Wednesday, April 22, 2015

What can I give him?

It's early.  Very early, I'm up before the sun as is most often the case. Oh how I used to love to wake up in the morning and see the dappled sunlight spill into the bedroom, slip across the floor and gently touch the quilt on our bed.  Dale enjoyed mornings in the forest.  His homemade pancakes were hearty with lots of pure maple syrup or his Irish oatmeal would fill our bowls and then stick to our ribs to nourish us for a morning's labor. 


I awake now before the sun.  I'm not as lonely that way.  I purposely miss the morning ritual that began each new day with us...together.

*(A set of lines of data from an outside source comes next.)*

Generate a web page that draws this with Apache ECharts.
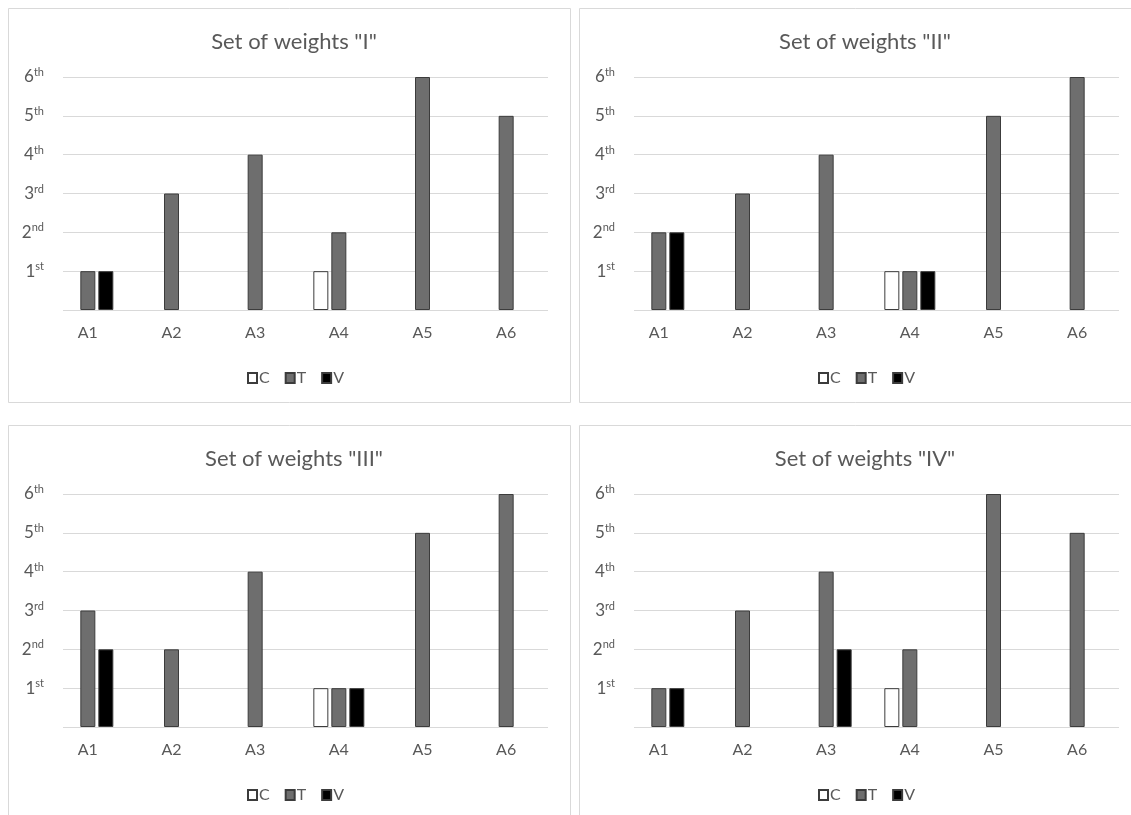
<!DOCTYPE html>
<html>
<head>
<meta charset="utf-8">
<script src="https://cdn.jsdelivr.net/npm/echarts@6/dist/echarts.min.js"></script>
<style>
html,body{margin:0;padding:0;background:#fff;}
#chart{width:1131px;height:815px;}
</style>
</head>
<body>
<div id="chart"></div>
<script>
// ---- data ----
const categories = ['A1', 'A2', 'A3', 'A4', 'A5', 'A6'];
const seriesNames = ['C', 'T', 'V'];
const titles = ['Set of weights "I"', 'Set of weights "II"', 'Set of weights "III"', 'Set of weights "IV"'];
const rankNumbers = ['', '1', '2', '3', '4', '5', '6'];
const rankSuffixes = ['', 'st', 'nd', 'rd', 'th', 'th', 'th'];

const setI_C = [null, null, null, 1, null, null];
const setI_T = [1, 3, 4, 2, 6, 5];
const setI_V = [1, null, null, null, null, null];

const setII_C = [null, null, null, 1, null, null];
const setII_T = [2, 3, 4, 1, 5, 6];
const setII_V = [2, null, null, 1, null, null];

const setIII_C = [null, null, null, 1, null, null];
const setIII_T = [3, 2, 4, 1, 5, 6];
const setIII_V = [2, null, null, 1, null, null];

const setIV_C = [null, null, null, 1, null, null];
const setIV_T = [1, 3, 4, 2, 6, 5];
const setIV_V = [1, null, 2, null, null, null];

const panelData = [
  [setI_C, setI_T, setI_V],
  [setII_C, setII_T, setII_V],
  [setIII_C, setIII_T, setIII_V],
  [setIV_C, setIV_T, setIV_V]
];

// ---- layout / style ----
const offsets = [[0, 0], [571, 0], [0, 417], [571, 417]];
const fills = ['#ffffff', '#6e6e6e', '#000000'];
const border = '#3c3c3c';
const textColor = '#595959';
const font = 'Lato, "Open Sans", sans-serif';

const option = {
  animation: false,
  backgroundColor: '#fff',
  title: [], legend: [], grid: [], xAxis: [], yAxis: [], series: [],
  graphic: []
};

offsets.forEach(([dx, dy], p) => {
  // panel border
  option.graphic.push({
    type: 'rect', silent: true, z: -1,
    shape: { x: 8.5 + dx, y: 8.5 + dy, width: 562, height: 394 },
    style: { fill: 'none', stroke: '#d9d9d9', lineWidth: 1 }
  });
  option.title.push({
    text: titles[p], left: 289 + dx, top: 26 + dy, textAlign: 'center',
    textStyle: { color: textColor, fontSize: 22, fontWeight: 'normal', fontFamily: font }
  });
  option.legend.push({
    data: seriesNames, left: 242 + dx, top: 365 + dy,
    itemWidth: 9, itemHeight: 10, itemGap: 15,
    icon: 'rect',
    textStyle: { color: textColor, fontSize: 16, fontFamily: font, padding: [0, 0, 0, -3] },
    selectedMode: false
  });

  const gBars = option.grid.length;
  option.grid.push({ left: 46 + dx, top: 77 + dy, width: 502, height: 233 });
  const gLines = option.grid.length;
  option.grid.push({ left: 63 + dx, top: 77 + dy, width: 485, height: 233 });

  option.xAxis.push({
    type: 'category', gridIndex: gBars, data: categories,
    axisLine: { show: false }, axisTick: { show: false },
    axisLabel: { color: textColor, fontSize: 16, fontFamily: font, margin: 15 }
  });
  option.xAxis.push({ type: 'value', gridIndex: gLines, min: 0, max: 1, show: false });

  option.yAxis.push({
    type: 'value', gridIndex: gBars, min: 0, max: 6, interval: 1,
    splitLine: { show: false }, axisLine: { show: false }, axisTick: { show: false },
    axisLabel: {
      margin: 2,
      formatter: v => rankNumbers[v] ? '{n|' + rankNumbers[v] + '}{s|' + rankSuffixes[v] + '}' : '',
      rich: {
        n: { color: textColor, fontSize: 17, fontFamily: font, lineHeight: 20 },
        s: { color: textColor, fontSize: 11, fontFamily: font, verticalAlign: 'top', lineHeight: 20, padding: [0, 0, 9, 0] }
      }
    }
  });
  option.yAxis.push({
    type: 'value', gridIndex: gLines, min: 0, max: 6, interval: 1,
    axisLabel: { show: false }, axisLine: { show: false }, axisTick: { show: false },
    splitLine: { show: true, lineStyle: { color: '#d9d9d9', width: 1 } }
  });

  seriesNames.forEach((name, s) => {
    option.series.push({
      type: 'bar', name: name,
      xAxisIndex: gBars, yAxisIndex: gBars,
      data: panelData[p][s],
      barWidth: 15, barGap: '20%',
      itemStyle: { color: fills[s], borderColor: border, borderWidth: 1 }
    });
  });
});

const chart = echarts.init(document.getElementById('chart'), null, { renderer: 'canvas' });
chart.setOption(option);
</script>
</body>
</html>
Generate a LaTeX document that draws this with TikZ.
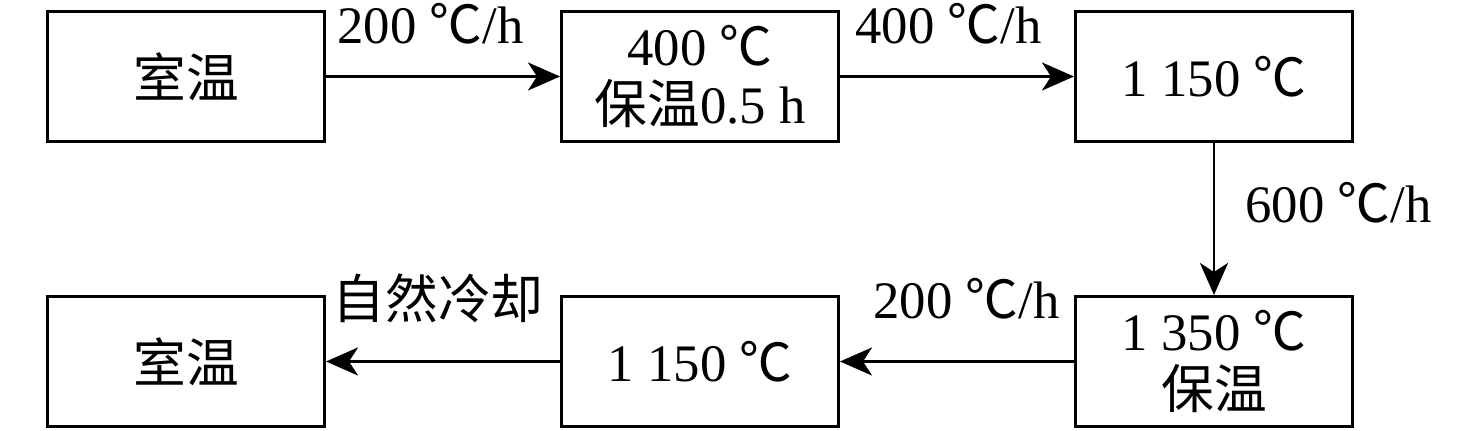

It's Dale's birthday today.

What would we be doing this morning if he were still alive? He loved spring, he loved to travel and explore and we always seemed to find a new place to discover on his birthday. We would pack our cameras and tripods, climb in the car and stop at every opportunity to photograph spring breaking through as the earth unveiled a fresh new season.


A new start...spring.  I should be exhilarated that my home finally sold, for good this time, just last Friday.  It's a relief and a milestone and it was a new start on a lovely spring day.  But the reality is that our home is gone now.  I realize it had to be, I realize it's what I wanted and I also realize that a fresh start also means saying yet another goodbye.  Goodbye old home in the forest with the view of the river and the rolling pine covered hills and the eagles soaring overhead and the deer peeking in our windows.  Thank you for the memories, for the laughter and for the sorrow that painted his last years like a watercolor wash spiraling uncontrollably over the paper; a chaos of intricate multi-colored patterns and then, voila....a painting.  I'm glad it was his last home, he loved it there.  I'm glad that the new owners will experience the spring flowers that will have popped up to welcome them.  The hyacinth, the snowdrops, the blossoming fruit trees and the budding lilacs.


Last spring I wondered how I could survive without him. So many things have happened, so many little miracles have filled my heart with proof that he still loves me and cares for me and watches out for me.


I wrote this in my journal a few weeks after he died.  I read it again before I turned out the light last night.  It's one of the sweet reminders that has given me the strength to endure the pain of loss and to relive the happy times that feel like such a precious gift to me now, this is what I wrote:



SOMEWHERE MY LOVE


“Somewhere My Love” is the theme song from the movie “Dr. Zhivago”  It was the song that was playing as we danced our first dance together on the night we met. While we were dating, Dale gave me the gift of an Italian music box that played this song.  It became “our song” and it played as we danced our first dance as husband and wife at our wedding reception.


It’s been just over 3 weeks since Dale passed away.  This morning while I was getting dressed, the music box that has been sitting on my shelf for years suddenly started to play.  It played just the first 4 notes…Somewhere My Love…  I had long since forgotten the words to the song so through my tears I came to my computer and searched for the lyrics.


 I have experienced many impressions, thoughts, and indications from Dale these last few weeks that have given me great comfort in knowing that he is still with me and taking care of me.  This message perhaps means more to me than anything because it says exactly what I know he wants me to hear and wants me to keep in my heart and naturally it is in the style of poetry that he wrote for me throughout our life together.


Somewhere my Love,
There will be songs to sing
Although the snow
Covers the hope of spring.

Somewhere a hill
Blossoms in green and gold
And there are dreams
All that your heart can hold.

Someday we'll meet again, my love.
Someday whenever the spring breaks through.

You'll come to me
Out of the long ago,
Warm as the wind,
Soft as the kiss of snow.

Till then, my sweet,
Think of me now and then.
God, speed my love
'Til you are mine again.

Each stanza touched my heart as if he were whispering the words into my ear. 


Each word a gift to me.  But what can I give him today for his birthday? 


Many years ago he wrote a poem and he would often recite this line to me:

"I've saved a place high on a hill where the morning's first rays will kiss you good day" 
 
Perhaps I'll "put on my brave" this morning and allow myself to witness the sun's first rays again.  The morning of his birthday, my little gift to him...of me being strong. A little stronger than yesterday, a lot stronger than a year ago.  I'm going to be ok.  He'd like that.